Notice of Pre-AIA  or AIA  Status
The present application, filed on or after March 16, 2013, is being examined under the first inventor to file provisions of the AIA .
DETAILED ACTION
Status of the Application
This Office Action is in response to Applicant’s Application filed on 12/30/2020.
Claims 1-20 are pending for this examination.

Claim Rejections - 35 U.S.C. § 103
The following is a quotation of 35 U.S.C. 103 which forms the basis for all obviousness rejections set forth in this Office action:
A patent for a claimed invention may not be obtained, notwithstanding that the claimed invention is not identically disclosed as set forth in section 102, if the differences between the claimed invention and the prior art are such that the claimed invention as a whole would have been obvious before the effective filing date of the claimed invention to a person having ordinary skill in the art to which the claimed invention pertains.
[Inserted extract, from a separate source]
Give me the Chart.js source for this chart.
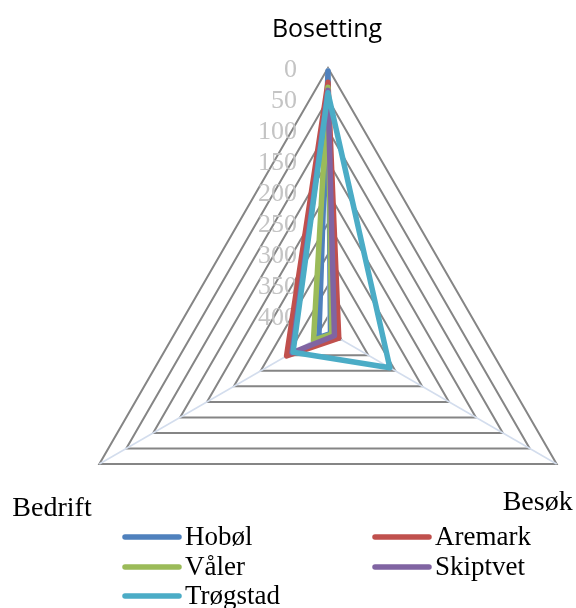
<!DOCTYPE html>
<html>
<head>
<meta charset="utf-8">
<script src="https://cdn.jsdelivr.net/npm/chart.js@4/dist/chart.umd.min.js"></script>
<style>
  html, body { margin: 0; padding: 0; background: #fff; overflow: hidden; }
  canvas { display: block; }
</style>
</head>
<body>
<canvas id="myChart" width="600" height="608"></canvas>
<script>
// data
const categories = ['Bosetting', 'Besøk', 'Bedrift'];
const seriesNames = ['Hobøl', 'Aremark', 'Våler', 'Skiptvet', 'Trøgstad'];
const hobol = [5, 420, 408];
const aremark = [23, 405, 348];
const valer = [31, 418, 398];
const skiptvet = [36, 413, 358];
const trogstad = [40, 310, 360];
const axisMax = 425;
const tickStep = 50;

const seriesColors = ['#4F81BD', '#C0504D', '#9BBB59', '#8064A2', '#4BACC6'];
const seriesValues = [hobol, aremark, valer, skiptvet, trogstad];

// tick labels to the left of the vertical axis (drawn under the lines)
const tickLabelPlugin = {
    id: 'tickLabels',
    beforeDatasetsDraw(chart) {
        const scale = chart.scales.r;
        const ctx = chart.ctx;
        ctx.save();
        ctx.font = '26px "Liberation Serif"';
        ctx.fillStyle = '#c4c4c4';
        ctx.textAlign = 'right';
        ctx.textBaseline = 'middle';
        scale.ticks.forEach(function(t) {
            const y = scale.yCenter - scale.getDistanceFromCenterForValue(t.value);
            ctx.fillText(String(t.value), scale.xCenter - 31, y + 2);
        });
        ctx.restore();
    }
};

// category names at the corners
const cornerLabelPlugin = {
    id: 'cornerLabels',
    afterDraw(chart) {
        const scale = chart.scales.r;
        const ctx = chart.ctx;
        ctx.save();
        ctx.fillStyle = '#000';
        ctx.textBaseline = 'alphabetic';
        categories.forEach(function(name, i) {
            const p = scale.getPointPosition(i, scale.drawingArea);
            if (i === 0) {
                ctx.font = '25px "Open Sans"';
                ctx.textAlign = 'center';
                ctx.fillText(name, p.x - 1, p.y - 31);
            } else if (i === 1) {
                ctx.font = '28px "Liberation Serif"';
                ctx.textAlign = 'right';
                ctx.fillText(name, p.x + 16, p.y + 46);
            } else {
                ctx.font = '28px "Liberation Serif"';
                ctx.textAlign = 'left';
                ctx.fillText(name, p.x - 87, p.y + 52);
            }
        });
        ctx.restore();
    }
};

// legend in two columns below the chart
const gridLegendPlugin = {
    id: 'gridLegend',
    afterDraw(chart) {
        const ctx = chart.ctx;
        const colX = [125, 375];
        const rowY = [537, 567, 596];
        ctx.save();
        ctx.font = '27px "Liberation Serif"';
        ctx.textAlign = 'left';
        ctx.textBaseline = 'middle';
        chart.data.datasets.forEach(function(ds, i) {
            const x = colX[i % 2];
            const y = rowY[Math.floor(i / 2)];
            ctx.strokeStyle = ds.borderColor;
            ctx.lineWidth = 5.5;
            ctx.lineCap = 'round';
            ctx.beginPath();
            ctx.moveTo(x, y);
            ctx.lineTo(x + 54, y);
            ctx.stroke();
            ctx.fillStyle = '#000';
            ctx.fillText(ds.label, x + 60, y + 1);
        });
        ctx.restore();
    }
};

const ctx = document.getElementById('myChart').getContext('2d');
const myChart = new Chart(ctx, {
    type: 'radar',
    data: {
        labels: categories,
        datasets: seriesNames.map(function(name, i) {
            return {
                label: name,
                data: seriesValues[i],
                borderColor: seriesColors[i],
                backgroundColor: seriesColors[i],
                borderWidth: 5.5,
                borderJoinStyle: 'round',
                fill: false,
                pointRadius: 0,
                pointHoverRadius: 0,
                // last series on top, like the original
                order: seriesNames.length - i
            };
        })
    },
    options: {
        responsive: false,
        animation: false,
        layout: {
            padding: { left: 64, right: 8, top: 68, bottom: 12 }
        },
        elements: {
            line: { tension: 0 }
        },
        plugins: {
            legend: { display: false },
            tooltip: { enabled: false }
        },
        scales: {
            r: {
                reverse: true,
                min: -0.001,
                max: axisMax,
                ticks: {
                    stepSize: tickStep,
                    includeBounds: false,
                    display: false
                },
                pointLabels: { display: false },
                grid: {
                    color: '#858585',
                    lineWidth: 2
                },
                angleLines: {
                    color: '#d3dded',
                    lineWidth: 1.5
                }
            }
        }
    },
    plugins: [tickLabelPlugin, cornerLabelPlugin, gridLegendPlugin]
});
</script>
</body>
</html>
Patentability shall not be negated by the manner in which the invention was made.

Claims 1-5, 10-11, and 14-19 are rejected under 35 U.S.C. 103 as being unpatentable over Fleming, Jr. et al. (US 10,572,376), herein referred to as Fleming ‘376.
Referring to claim 1, Fleming ‘376 teaches an apparatus (see Fig. 1, system 100), comprising:
a local memory (see Fig. 1A, memory subsystem 110, see Fig. 4 for a more detailed version wherein memory subsystem 110 includes cache 12 and memory 18);
a first hardware accelerator (HWA) (see Fig. 1, acceleration hardware 102; see Col. 5, lines 6-17, wherein the acceleration hardware 102 may be coarse grained spatial architecture made up of lightweight processing elements or other types of processing components connected by an inter-processing element network or another type of inter-component network);

a spare scheduler to manage, in response to the spare scheduler inserted in the flexible data pipeline, data movement between the first HWA and the second HWA through the local memory and a memory (see Fig. 4, operations manager circuit 430 including scheduler 432 and execution circuit 434; see Col. 9, lines 38-67, wherein the queues and buffers of the memory ordering circuit 105 are used to implement and execute instructions to move / transfer / read / write data; see Fig. 15, wherein the system 1500 can comprise of multiple processing elements 1570 and 1580 connectable to each other 1550 and through bridge / chipset 1590 and local memories to each processor 1532, 1534, and an external memory 1528; Examiner also points out Fleming ‘376 Col. 6, lines 3-7, wherein it is stated that the hardware acceleration hardware 102 can be an external programmable chip such as an FPGA or CGRA and memory ordering circuit 105 interfaces with the acceleration hardware through an I/O hub or the like, i.e. the hardware accelerators can be external elements to the system as a whole and is connected to and operates with the system through a hub as would be seen in Fig. 15-16, or a multiprocessor core embodiment such as Fig. 17).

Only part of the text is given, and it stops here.